>> BEGIN DATASET EXTRACT

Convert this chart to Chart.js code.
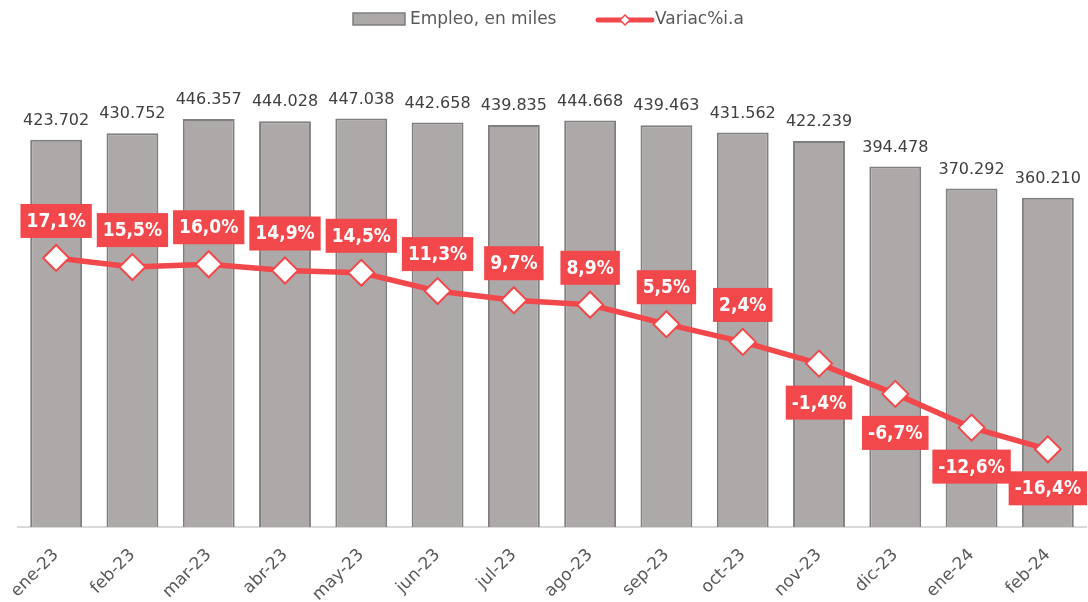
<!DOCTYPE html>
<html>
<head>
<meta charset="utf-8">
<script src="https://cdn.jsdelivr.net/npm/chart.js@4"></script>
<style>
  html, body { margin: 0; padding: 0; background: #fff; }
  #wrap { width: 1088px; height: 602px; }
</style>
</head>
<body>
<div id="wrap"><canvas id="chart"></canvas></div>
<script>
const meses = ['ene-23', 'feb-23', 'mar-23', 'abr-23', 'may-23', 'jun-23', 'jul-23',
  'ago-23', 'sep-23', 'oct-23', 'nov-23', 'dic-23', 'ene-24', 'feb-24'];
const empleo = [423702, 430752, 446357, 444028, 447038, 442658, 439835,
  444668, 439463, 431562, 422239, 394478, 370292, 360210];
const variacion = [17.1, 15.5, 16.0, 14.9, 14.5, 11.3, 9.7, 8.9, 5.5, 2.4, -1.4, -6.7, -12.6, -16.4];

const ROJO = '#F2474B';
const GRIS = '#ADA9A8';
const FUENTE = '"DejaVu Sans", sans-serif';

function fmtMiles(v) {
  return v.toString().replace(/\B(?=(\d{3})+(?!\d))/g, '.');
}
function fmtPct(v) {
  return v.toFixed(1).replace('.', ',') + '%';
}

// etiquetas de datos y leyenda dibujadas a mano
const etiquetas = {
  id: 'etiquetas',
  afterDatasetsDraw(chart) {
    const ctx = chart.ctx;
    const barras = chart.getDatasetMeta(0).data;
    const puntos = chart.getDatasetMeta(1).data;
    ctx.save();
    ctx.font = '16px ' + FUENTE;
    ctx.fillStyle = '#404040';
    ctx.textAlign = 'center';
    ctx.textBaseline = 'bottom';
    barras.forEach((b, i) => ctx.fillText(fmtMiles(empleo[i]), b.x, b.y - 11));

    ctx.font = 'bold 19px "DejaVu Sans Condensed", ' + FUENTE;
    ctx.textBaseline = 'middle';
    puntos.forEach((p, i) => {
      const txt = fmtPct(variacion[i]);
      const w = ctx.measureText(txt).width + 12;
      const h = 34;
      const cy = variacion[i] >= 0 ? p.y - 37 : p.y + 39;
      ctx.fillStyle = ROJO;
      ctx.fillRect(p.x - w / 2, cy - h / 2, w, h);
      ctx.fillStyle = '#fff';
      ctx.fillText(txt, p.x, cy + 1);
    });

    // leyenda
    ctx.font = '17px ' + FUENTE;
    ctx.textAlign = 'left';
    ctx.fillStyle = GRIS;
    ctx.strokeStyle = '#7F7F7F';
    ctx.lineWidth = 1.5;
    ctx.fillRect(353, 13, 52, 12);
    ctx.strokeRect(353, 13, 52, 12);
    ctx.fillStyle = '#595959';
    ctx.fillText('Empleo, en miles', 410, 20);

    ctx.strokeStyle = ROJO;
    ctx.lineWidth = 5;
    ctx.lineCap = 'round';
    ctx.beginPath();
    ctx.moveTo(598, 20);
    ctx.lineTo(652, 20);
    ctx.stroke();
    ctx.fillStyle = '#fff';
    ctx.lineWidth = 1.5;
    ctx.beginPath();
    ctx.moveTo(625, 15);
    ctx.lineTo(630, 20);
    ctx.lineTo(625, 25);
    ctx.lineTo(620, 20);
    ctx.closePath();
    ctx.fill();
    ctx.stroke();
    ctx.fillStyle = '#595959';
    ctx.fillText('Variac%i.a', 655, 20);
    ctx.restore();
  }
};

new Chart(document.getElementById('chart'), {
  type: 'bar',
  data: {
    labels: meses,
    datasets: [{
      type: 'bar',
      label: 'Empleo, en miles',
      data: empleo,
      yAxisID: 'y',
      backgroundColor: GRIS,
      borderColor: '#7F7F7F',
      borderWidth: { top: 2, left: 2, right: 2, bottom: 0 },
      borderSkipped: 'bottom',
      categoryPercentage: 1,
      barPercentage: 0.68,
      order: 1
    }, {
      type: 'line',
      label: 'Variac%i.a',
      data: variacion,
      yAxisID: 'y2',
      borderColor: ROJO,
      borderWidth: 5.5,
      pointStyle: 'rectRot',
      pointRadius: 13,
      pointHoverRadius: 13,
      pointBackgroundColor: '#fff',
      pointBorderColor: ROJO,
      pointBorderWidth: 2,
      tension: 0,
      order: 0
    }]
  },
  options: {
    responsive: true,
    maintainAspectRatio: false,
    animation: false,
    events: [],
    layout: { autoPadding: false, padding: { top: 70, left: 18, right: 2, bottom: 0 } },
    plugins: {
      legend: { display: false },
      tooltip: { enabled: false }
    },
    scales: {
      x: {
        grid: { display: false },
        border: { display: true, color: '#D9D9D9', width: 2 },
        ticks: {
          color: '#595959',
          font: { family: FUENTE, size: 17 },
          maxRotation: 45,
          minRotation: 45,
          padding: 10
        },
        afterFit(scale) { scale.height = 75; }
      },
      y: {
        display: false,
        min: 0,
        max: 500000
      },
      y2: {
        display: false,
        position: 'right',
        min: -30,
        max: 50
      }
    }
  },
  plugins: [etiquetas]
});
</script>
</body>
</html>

>> END DATASET EXTRACT

◆ **TO DO**
Output the data above without changes, apart from leaving out the pictures.

◆ **RESULT OF THIS TASK**
Convert this chart to Chart.js code.
<!DOCTYPE html>
<html>
<head>
<meta charset="utf-8">
<script src="https://cdn.jsdelivr.net/npm/chart.js@4"></script>
<style>
  html, body { margin: 0; padding: 0; background: #fff; }
  #wrap { width: 1088px; height: 602px; }
</style>
</head>
<body>
<div id="wrap"><canvas id="chart"></canvas></div>
<script>
const meses = ['ene-23', 'feb-23', 'mar-23', 'abr-23', 'may-23', 'jun-23', 'jul-23',
  'ago-23', 'sep-23', 'oct-23', 'nov-23', 'dic-23', 'ene-24', 'feb-24'];
const empleo = [423702, 430752, 446357, 444028, 447038, 442658, 439835,
  444668, 439463, 431562, 422239, 394478, 370292, 360210];
const variacion = [17.1, 15.5, 16.0, 14.9, 14.5, 11.3, 9.7, 8.9, 5.5, 2.4, -1.4, -6.7, -12.6, -16.4];

const ROJO = '#F2474B';
const GRIS = '#ADA9A8';
const FUENTE = '"DejaVu Sans", sans-serif';

function fmtMiles(v) {
  return v.toString().replace(/\B(?=(\d{3})+(?!\d))/g, '.');
}
function fmtPct(v) {
  return v.toFixed(1).replace('.', ',') + '%';
}

// etiquetas de datos y leyenda dibujadas a mano
const etiquetas = {
  id: 'etiquetas',
  afterDatasetsDraw(chart) {
    const ctx = chart.ctx;
    const barras = chart.getDatasetMeta(0).data;
    const puntos = chart.getDatasetMeta(1).data;
    ctx.save();
    ctx.font = '16px ' + FUENTE;
    ctx.fillStyle = '#404040';
    ctx.textAlign = 'center';
    ctx.textBaseline = 'bottom';
    barras.forEach((b, i) => ctx.fillText(fmtMiles(empleo[i]), b.x, b.y - 11));

    ctx.font = 'bold 19px "DejaVu Sans Condensed", ' + FUENTE;
    ctx.textBaseline = 'middle';
    puntos.forEach((p, i) => {
      const txt = fmtPct(variacion[i]);
      const w = ctx.measureText(txt).width + 12;
      const h = 34;
      const cy = variacion[i] >= 0 ? p.y - 37 : p.y + 39;
      ctx.fillStyle = ROJO;
      ctx.fillRect(p.x - w / 2, cy - h / 2, w, h);
      ctx.fillStyle = '#fff';
      ctx.fillText(txt, p.x, cy + 1);
    });

    // leyenda
    ctx.font = '17px ' + FUENTE;
    ctx.textAlign = 'left';
    ctx.fillStyle = GRIS;
    ctx.strokeStyle = '#7F7F7F';
    ctx.lineWidth = 1.5;
    ctx.fillRect(353, 13, 52, 12);
    ctx.strokeRect(353, 13, 52, 12);
    ctx.fillStyle = '#595959';
    ctx.fillText('Empleo, en miles', 410, 20);

    ctx.strokeStyle = ROJO;
    ctx.lineWidth = 5;
    ctx.lineCap = 'round';
    ctx.beginPath();
    ctx.moveTo(598, 20);
    ctx.lineTo(652, 20);
    ctx.stroke();
    ctx.fillStyle = '#fff';
    ctx.lineWidth = 1.5;
    ctx.beginPath();
    ctx.moveTo(625, 15);
    ctx.lineTo(630, 20);
    ctx.lineTo(625, 25);
    ctx.lineTo(620, 20);
    ctx.closePath();
    ctx.fill();
    ctx.stroke();
    ctx.fillStyle = '#595959';
    ctx.fillText('Variac%i.a', 655, 20);
    ctx.restore();
  }
};

new Chart(document.getElementById('chart'), {
  type: 'bar',
  data: {
    labels: meses,
    datasets: [{
      type: 'bar',
      label: 'Empleo, en miles',
      data: empleo,
      yAxisID: 'y',
      backgroundColor: GRIS,
      borderColor: '#7F7F7F',
      borderWidth: { top: 2, left: 2, right: 2, bottom: 0 },
      borderSkipped: 'bottom',
      categoryPercentage: 1,
      barPercentage: 0.68,
      order: 1
    }, {
      type: 'line',
      label: 'Variac%i.a',
      data: variacion,
      yAxisID: 'y2',
      borderColor: ROJO,
      borderWidth: 5.5,
      pointStyle: 'rectRot',
      pointRadius: 13,
      pointHoverRadius: 13,
      pointBackgroundColor: '#fff',
      pointBorderColor: ROJO,
      pointBorderWidth: 2,
      tension: 0,
      order: 0
    }]
  },
  options: {
    responsive: true,
    maintainAspectRatio: false,
    animation: false,
    events: [],
    layout: { autoPadding: false, padding: { top: 70, left: 18, right: 2, bottom: 0 } },
    plugins: {
      legend: { display: false },
      tooltip: { enabled: false }
    },
    scales: {
      x: {
        grid: { display: false },
        border: { display: true, color: '#D9D9D9', width: 2 },
        ticks: {
          color: '#595959',
          font: { family: FUENTE, size: 17 },
          maxRotation: 45,
          minRotation: 45,
          padding: 10
        },
        afterFit(scale) { scale.height = 75; }
      },
      y: {
        display: false,
        min: 0,
        max: 500000
      },
      y2: {
        display: false,
        position: 'right',
        min: -30,
        max: 50
      }
    }
  },
  plugins: [etiquetas]
});
</script>
</body>
</html>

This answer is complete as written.